I've also found in Plutarch's Moralia (Loeb)/Isis and Osiris mentions of dismemberment in conjunction with two names:

"dismemberment of Osiris" (but Osiris was a male Egyptian god, not a "young lady")

"dismemberment of Horus" (but Horus was also a male Egyptian deity, god of the sky)

Plutarch also mentions in the same work:

"decapitation of Isis" (Isis was an Egyptian goddess, wife of Osiris; and the story about her has no mention of lovers)

The other thing that comes to mind is the story in Judges 19 of the Levite's dismemberment of his concubine: "When he reached home, he took a knife and cut up his concubine, limb by limb, into twelve parts and sent them into all the areas of Israel."
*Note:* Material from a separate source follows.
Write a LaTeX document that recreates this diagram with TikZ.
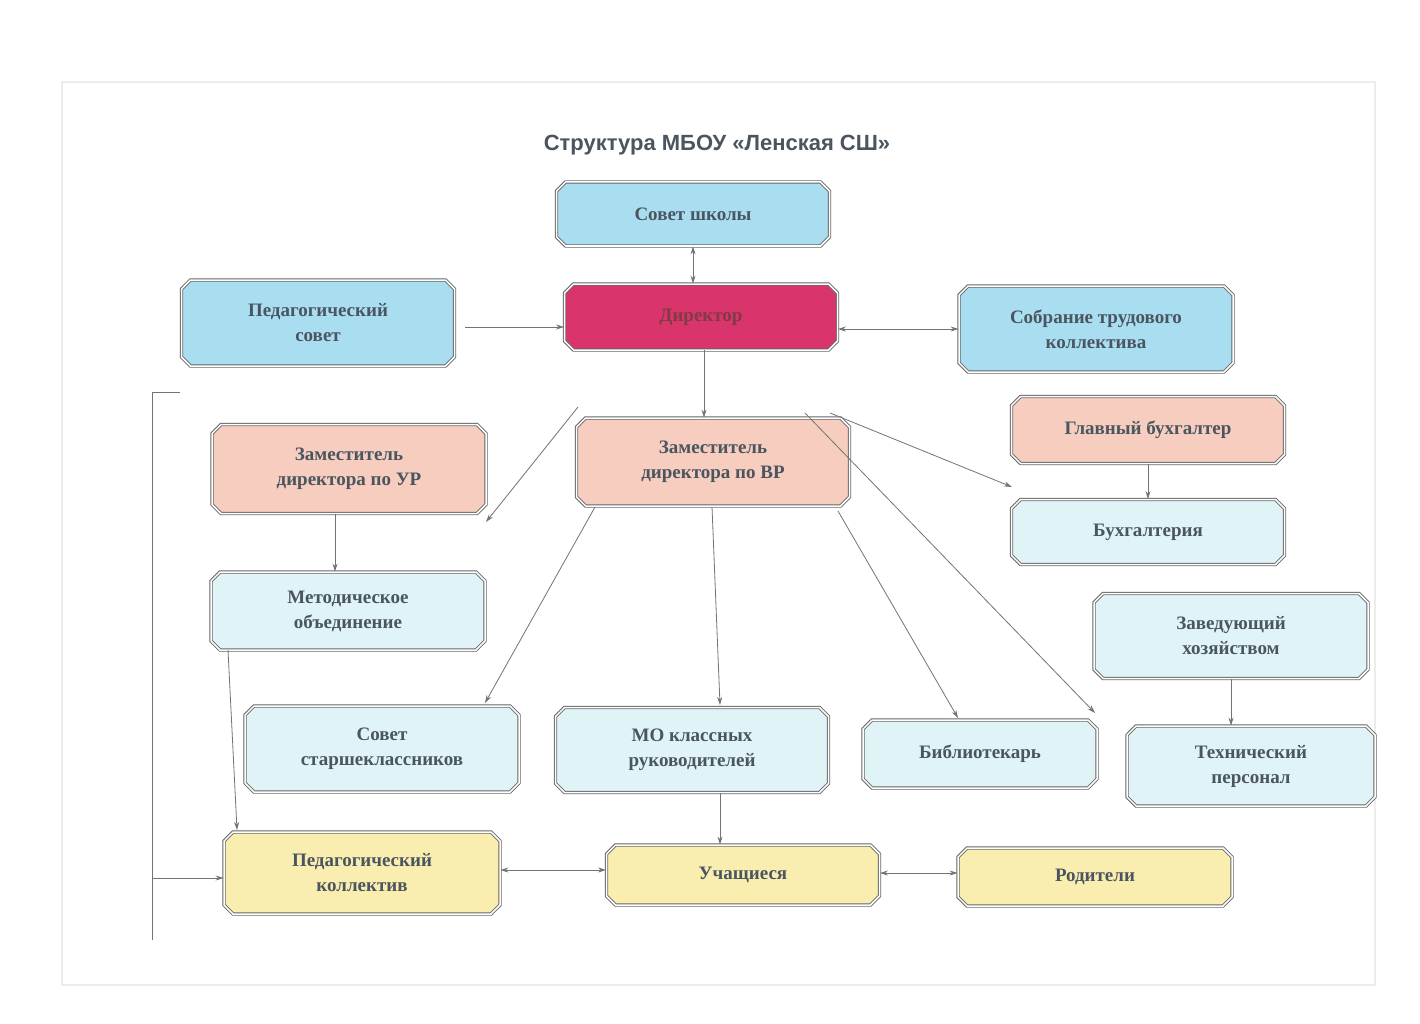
\documentclass[tikz,border=0pt]{standalone}
\usepackage{fontspec}
\setmainfont{Liberation Serif}
\newfontfamily\titlefont{Liberation Sans}
\usetikzlibrary{shapes.misc,arrows.meta}
\definecolor{cblue}{HTML}{A9DDF0}
\definecolor{cpink}{HTML}{D9356C}
\definecolor{csalmon}{HTML}{F6CDBE}
\definecolor{ccyan}{HTML}{E0F4F7}
\definecolor{cyellow}{HTML}{FAEDB0}
\definecolor{ctext}{HTML}{4A5560}
\tikzset{
  box/.style={chamfered rectangle, chamfered rectangle xsep=6pt, draw=gray!80!black, double=white, double distance=1.5pt, line width=0.9pt, align=center, text=ctext, font=\bfseries\fontsize{19}{25}\selectfont, inner sep=0pt},
  arr/.style={-{Stealth[length=8pt,width=5pt]}, gray!90!black, line width=0.8pt},
  darr/.style={{Stealth[length=8pt,width=5pt]}-{Stealth[length=8pt,width=5pt]}, gray!90!black, line width=0.8pt},
}
\begin{document}
\begin{tikzpicture}[x=1pt,y=-1pt]
\useasboundingbox (0,0) rectangle (1420,1024);
\fill[white] (0,0) rectangle (1420,1024);
\draw[gray!15, line width=2pt] (62,82) rectangle (1375,985);
\node[font=\titlefont\bfseries\fontsize{22}{26}\selectfont, text=ctext] (title) at (717,145) {Структура МБОУ «Ленская СШ»};
\newcommand{\bx}[6]{\node[box, fill=#5, minimum width=#3pt, minimum height=#4pt] (#1) at (#2) {#6};}
\bx{sovet}{693,214}{273}{64}{cblue}{Совет школы}
\bx{dir}{701,317}{273}{66}{cpink}{\textcolor{ctext!70!red}{Директор}}
\bx{ped}{318,323}{273}{86}{cblue}{Педагогический\\совет}
\bx{sobr}{1096,329}{274}{86}{cblue}{Собрание трудового\\коллектива}
\bx{zur}{349,469}{274}{89}{csalmon}{Заместитель\\директора по УР}
\bx{zvr}{713,462}{273}{88}{csalmon}{Заместитель\\директора по ВР}
\bx{gb}{1148,430}{273}{67}{csalmon}{Главный бухгалтер}
\bx{buh}{1148,532}{273}{65}{ccyan}{Бухгалтерия}
\bx{met}{348,611}{274}{78}{ccyan}{Методическое\\объединение}
\bx{zav}{1231,636}{274}{85}{ccyan}{Заведующий\\хозяйством}
\bx{sst}{382,749}{274}{86}{ccyan}{Совет\\старшеклассников}
\bx{mo}{692,750}{273}{85}{ccyan}{МО классных\\руководителей}
\bx{bib}{980,754}{234}{68}{ccyan}{Библиотекарь}
\bx{teh}{1251,766}{248}{80}{ccyan}{Технический\\персонал}
\bx{pk}{362,873}{276}{82}{cyellow}{Педагогический\\коллектив}
\bx{uch}{743,875}{273}{60}{cyellow}{Учащиеся}
\bx{rod}{1095,877}{274}{58}{cyellow}{Родители}

\coordinate (s1) at (sovet.south); \draw[darr] (s1) -- (dir.north -| s1);
\coordinate (p1) at (465,327); \draw[arr] (p1) -- (dir.west |- p1);
\coordinate (d1) at (dir.east |- 0,329); \draw[darr] (d1) -- (sobr.west |- d1);
\coordinate (v1) at (704,350); \draw[arr] (v1) -- (zvr.north -| v1);
\coordinate (a1) at (578,407); \coordinate (a2) at (486,522);
\draw[arr] (a1) -- (a2);
\coordinate (b1) at (830,413); \coordinate (b2) at (1012,487);
\draw[arr] (b1) -- (b2);
\coordinate (c1) at (805,413); \coordinate (c2) at (1095,713);
\draw[arr] (c1) -- (c2);
\draw[arr] (gb.south) -- (buh.north);
\coordinate (u1) at (335,514); \draw[arr] (u1) -- (met.north -| u1);
\coordinate (e1) at (595,507); \coordinate (e2) at (485,703); \draw[arr] (e1) -- (e2);
\coordinate (f1) at (712,507); \coordinate (f2) at (720,705); \draw[arr] (f1) -- (f2);
\coordinate (g1) at (838,511); \coordinate (g2) at (958,718); \draw[arr] (g1) -- (g2);
\coordinate (z1) at (zav.south); \draw[arr] (z1) -- (teh.north -| z1);
\coordinate (h1) at (228,650); \coordinate (h2) at (237,830); \draw[arr] (h1) -- (h2);
\coordinate (m1) at (720,793);
\draw[arr] (m1) -- (uch.north -| m1);
\coordinate (q1) at (pk.east |- 0,870); \draw[darr] (q1) -- (uch.west |- q1);
\coordinate (r1) at (uch.east |- 0,873); \draw[darr] (r1) -- (rod.west |- r1);
\coordinate (k1) at (180,392); \coordinate (k2) at (152,392); \coordinate (k3) at (152,940);
\draw[gray!90!black, line width=0.8pt] (k1) -- (k2) -- (k3);
\coordinate (k4) at (152,878);
\draw[arr] (k4) -- (pk.west |- k4);
\end{tikzpicture}
\end{document}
It also reminds me of the story in 1 Kings 3 of Solomon deciding wisely between the two women who were arguing over a baby they both claimed was their own. He said he would cut it in two and each woman could have half of it. That revealed who the real mother was, as she would rather the other woman have her baby than have it cut in two.

Posts 399
Jordan Litchfield | Forum Activity | Replied: Mon, Aug 26 2019 1:57 AM

Rosie Perera:

First step: I found this in Arminius's Oration V:

But, to close this part of my discourse, the very summit and conclusion of all the evils which arise from religious discord, is, the destruction of that very religion about which all the controversy has been raised. Indeed, religion experiences almost the same fate, as the young lady mentioned by Plutarch, who was addressed by a number of suitors; and when each of them found that she could not become entirely his own, they divided her body into parts, and thus not one of them obtained possession of her whole person. This is the nature of discord, to disperse and destroy matters of the greatest consequence.

James Arminius, The Works of Arminius, trans. James Nichols and W. R. Bagnall, vol. 1 (Auburn; Buffalo: Derby, Miller and Orton, 1853), 161–162.

But I still can't find the place in Plutarch that Arminius was referring to.

Thanks Rosie, that at least gives me something to anchor to.

Hopefully it's not something where Arminius got some sources and/or stories confused.